Both armies remained inactive until the 9th of June,  when it was discovered that the rebel forces under Lee were  leaving their position near Fredericksburg and moving  northwest, through the valley of the Shenandoah. On  the 13th the rebel General Ewell, with a heavy force, attacked our advance post of seven thousand men at Winchester under General Milroy, and not only compelled  him to retreat, but pursued him so closely as to convert  his retreat into a rout; and on the 14th of June the rebel  army began to cross the Potomac and advanced upon  Hagerstown, Maryland, With the evident purpose of invading Pennsylvania. The movement created the most  intense excitement throughout the country. President  Lincoln issued a proclamation calling for one hundred  thousand militia from the States most directly menaced,  to serve for six months, and New York was summoned  to send twenty thousand also. On the 27th the main body  of the rebel army crossed the Potomac at Williamsport,  and General Lee took up his head-quarters at Hagerstown.

Meantime, as soon as the movement of the rebel forces  from Fredericksburg was discovered, our army had broken  up its encampment and marched northward, on a line  nearly parallel with that of the enemy, and on the 27th,  the same day that the rebels reached Hagerstown, the  head-quarters of our army were at Frederick City--our  whole force being thus interposed between the rebels and  both Baltimore and Washington, and prepared to follow  them into Pennsylvania. On that day General Hooker  was relieved from command of the army, which was conferred upon General Meade, who at once ordered an advance into Pennsylvania in the general direction of Harrisburg--towards which the enemy was rapidly advancing  in force. On the 1st of July our advanced corps, the  First and Eleventh, under Generals Reynolds and Howard,  came in contact with the enemy, strongly posted near the  town of Gettysburg, and, attacking at once, fought an indecisive battle; the enemy being so far superior in numbers as to compel General Howard, who was in command  at the time, to fall back to Cemetery Hill and wait for  re-enforcements, During the night all the corps of our  army were concentrated and the next day posted around  that point. The Eleventh Corps retained its position on  the Cemetery ridge: the First Corps was on the right of  the Eleventh, on a knoll, connecting with the ridge extending to the south and east, on which the Second Corps  was placed. The right of the Twelfth Corps rested on a  small stream. The Second and Third Corps were posted  on the left of the Eleventh, on the prolongation of Cemetery ridge. The Fifth was held in reserve until the arrival  of the Sixth, at 2 P. M. on the 2d, after a march of thirty-two miles in seventeen hours, when the Fifth was ordered  to the extreme left and the Sixth placed in reserve.

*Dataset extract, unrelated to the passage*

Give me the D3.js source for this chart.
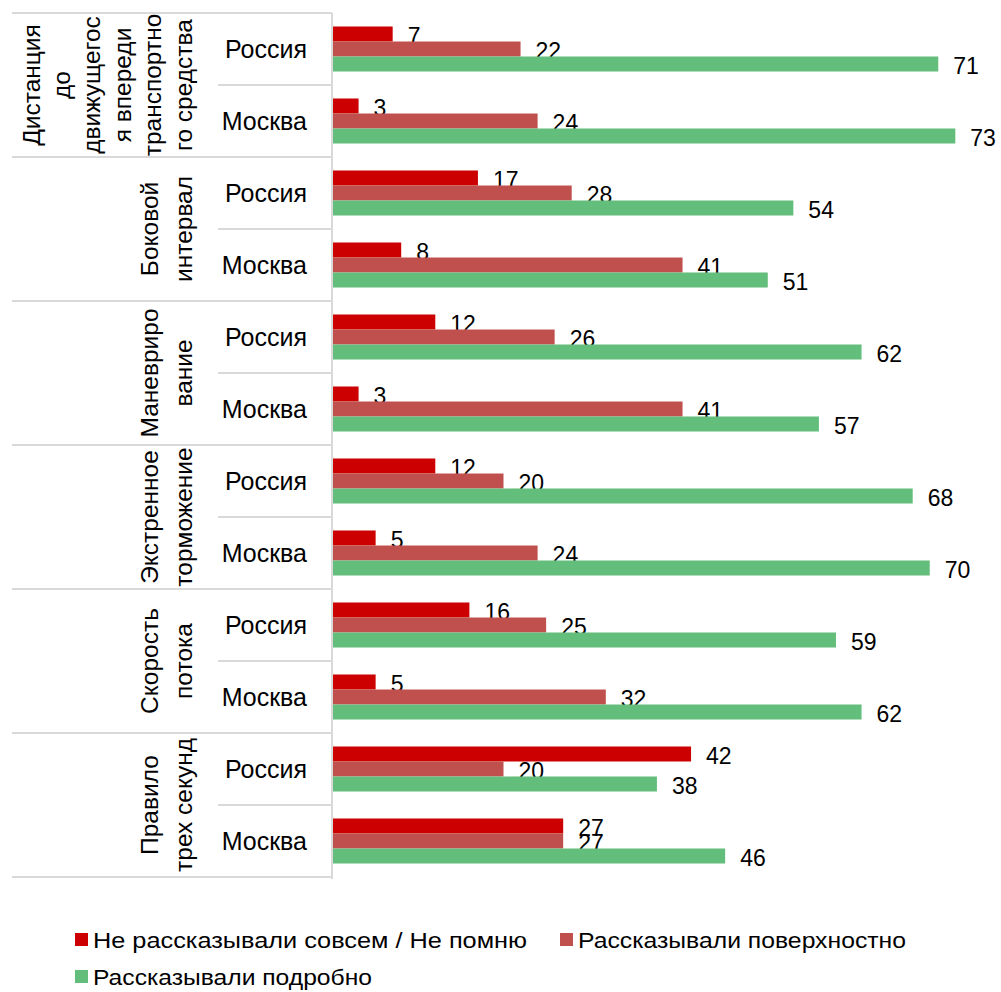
<!DOCTYPE html>
<html>
<head>
<meta charset="utf-8">
<script src="https://cdn.jsdelivr.net/npm/d3@7"></script>
<style>
  body { margin: 0; background: #fff; }
  text { font-family: "Liberation Sans", Arial, sans-serif; fill: #000; }
</style>
</head>
<body>
<script>
// categories (rotated labels, already split into lines like the original)
const groups = [
  ["Дистанция", "до", "движущегос", "я впереди", "транспортно", "го средства"],
  ["Боковой", "интервал"],
  ["Маневриро", "вание"],
  ["Экстренное", "торможение"],
  ["Скорость", "потока"],
  ["Правило", "трех секунд"]
];
const regions = ["Россия", "Москва"];
const seriesNames = ["Не рассказывали совсем / Не помню", "Рассказывали поверхностно", "Рассказывали подробно"];
const colors = ["#cc0000", "#c0504d", "#63be7b"];

// values per group: [Россия, Москва]
const notTold = [[7, 3], [17, 8], [12, 3], [12, 5], [16, 5], [42, 27]];
const superficial = [[22, 24], [28, 41], [26, 41], [20, 24], [25, 32], [20, 27]];
const detailed = [[71, 73], [54, 51], [62, 57], [68, 70], [59, 62], [38, 46]];
const seriesValues = [notTold, superficial, detailed];

const width = 1001, height = 992;
const axisX = 332, plotTop = 13, plotBottom = 877;

const svg = d3.select("body").append("svg")
  .attr("width", width)
  .attr("height", height);

const x = d3.scaleLinear().domain([0, 80]).range([axisX, axisX + 682]);
const yGroup = d3.scaleBand().domain(d3.range(groups.length)).range([plotTop, plotBottom]);
const yRow = d3.scaleBand().domain(d3.range(regions.length)).range([0, yGroup.bandwidth()]);
const ySeries = d3.scaleBand().domain(d3.range(seriesNames.length))
  .range([0, yRow.bandwidth()]).paddingInner(0).paddingOuter(0.9);

const gridColor = "#d9d9d9";

// separator lines of the category axis
svg.append("line")
  .attr("x1", 12).attr("x2", axisX).attr("y1", plotTop).attr("y2", plotTop)
  .attr("stroke", gridColor).attr("stroke-width", 2);
groups.forEach((g, i) => {
  svg.append("line")
    .attr("x1", 12).attr("x2", axisX)
    .attr("y1", yGroup(i) + yGroup.bandwidth()).attr("y2", yGroup(i) + yGroup.bandwidth())
    .attr("stroke", gridColor).attr("stroke-width", 2);
  svg.append("line")
    .attr("x1", 218).attr("x2", axisX)
    .attr("y1", yGroup(i) + yRow(1)).attr("y2", yGroup(i) + yRow(1))
    .attr("stroke", gridColor).attr("stroke-width", 2);
});
svg.append("line")
  .attr("x1", axisX).attr("x2", axisX).attr("y1", plotTop).attr("y2", plotBottom + 2)
  .attr("stroke", gridColor).attr("stroke-width", 2);

// group labels, rotated, lines stacked to the right
groups.forEach((lines, i) => {
  const cy = yGroup(i) + yGroup.bandwidth() / 2;
  const step = lines.length > 2 ? 30.4 : 33.5;
  const lastX = 183;
  lines.forEach((ln, j) => {
    const cx = lastX - (lines.length - 1 - j) * step;
    svg.append("text")
      .attr("transform", `translate(${cx},${cy}) rotate(-90)`)
      .attr("text-anchor", "middle")
      .attr("dominant-baseline", "central")
      .attr("font-size", 24.5)
      .text(ln);
  });
});

// rows
groups.forEach((g, i) => {
  regions.forEach((r, k) => {
    const y0 = yGroup(i) + yRow(k);
    svg.append("text")
      .attr("x", 307).attr("y", y0 + yRow.bandwidth() / 2)
      .attr("text-anchor", "end")
      .attr("dominant-baseline", "central")
      .attr("font-size", 25)
      .text(r);

    seriesValues.forEach((vals, s) => {
      const v = vals[i][k];
      const by = y0 + ySeries(s);
      svg.append("rect")
        .attr("x", x(0) + 1).attr("y", by)
        .attr("width", x(v) - x(0))
        .attr("height", ySeries.bandwidth())
        .attr("fill", colors[s]);
      svg.append("text")
        .attr("x", x(v) + 16).attr("y", by + ySeries.bandwidth() / 2 + 2)
        .attr("dominant-baseline", "central")
        .attr("font-size", 23)
        .text(v);
    });
  });
});

// legend
const legendPos = [[75, 940], [560, 940], [75, 977]];
const legendW = [434, 328, 279];
seriesNames.forEach((name, s) => {
  const [lx, ly] = legendPos[s];
  svg.append("rect")
    .attr("x", lx).attr("y", ly - 7)
    .attr("width", 13).attr("height", 13)
    .attr("fill", colors[s]);
  svg.append("text")
    .attr("x", lx + 18).attr("y", ly)
    .attr("dominant-baseline", "central")
    .attr("font-size", 22)
    .attr("textLength", legendW[s])
    .attr("lengthAdjust", "spacingAndGlyphs")
    .text(name);
});
</script>
</body>
</html>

At about 3 o'clock the battle was opened by a tremendous onset of the enemy, whose troops were massed  along a ridge a mile or so in our front, upon the Third  Corps, which formed our extreme left, and which met the  shock with heroic firmness, until it was supported by the  Third and Fifth. General Sickles, who commanded the  Third Corps, was severely wounded early in the action,  and General Birney, who succeeded to the command,  though urged to fall back, was enabled, by the help of the  First and Sixth Corps, to hold his ground, and at about  sunset the enemy retired in confusion. Another assault  was made on our left during the evening, which was also  repulsed. On the morning of the 3d, a spirited assault was  made upon the right of our line, but without success;  and at one P. M. the enemy opened an artillery fire upon  our centre and left from one hundred and twenty-five  guns, which continued for over two hours, without reply from our side, when it was followed by a heavy assault  of infantry, directed mainly against the Second Corps,  and repelled with firmness and success by that corps,  supported by Stannard's Brigade of the First Corps.  This repulse of the centre terminated the battle. On  the morning of the 4th, a reconnoissance showed that the  enemy had withdrawn his left flank, maintaining his position in front of our left, with the apparent purpose of forming a new line of attack; but the next morning it was  ascertained that he was in full retreat. The Sixth Corps,  with all disposable cavalry, were at once sent in pursuit;  but ascertaining that the enemy had availed himself of  very strong passes which could be held by a small force,  General Meade determined to pursue by a flank movement, and after burying the dead and succoring the  wounded, the whole army was put in motion for the  Potomac. On the 12th it arrived in front of the enemy,  strongly posted on the heights in advance of Williamsport. The next day was devoted to an examination of  the position; but on advancing for an attack on the 14th,  it was discovered that the enemy had succeeded in crossing by the bridge at Falling Waters and the ford at  Williamsport. The pursuit was continued still further,  but the enemy, though greatly harassed and subjected to  severe losses, succeeded in gaining the line of the Rapidan, and our forces again occupied their old position on  the Rappahannock.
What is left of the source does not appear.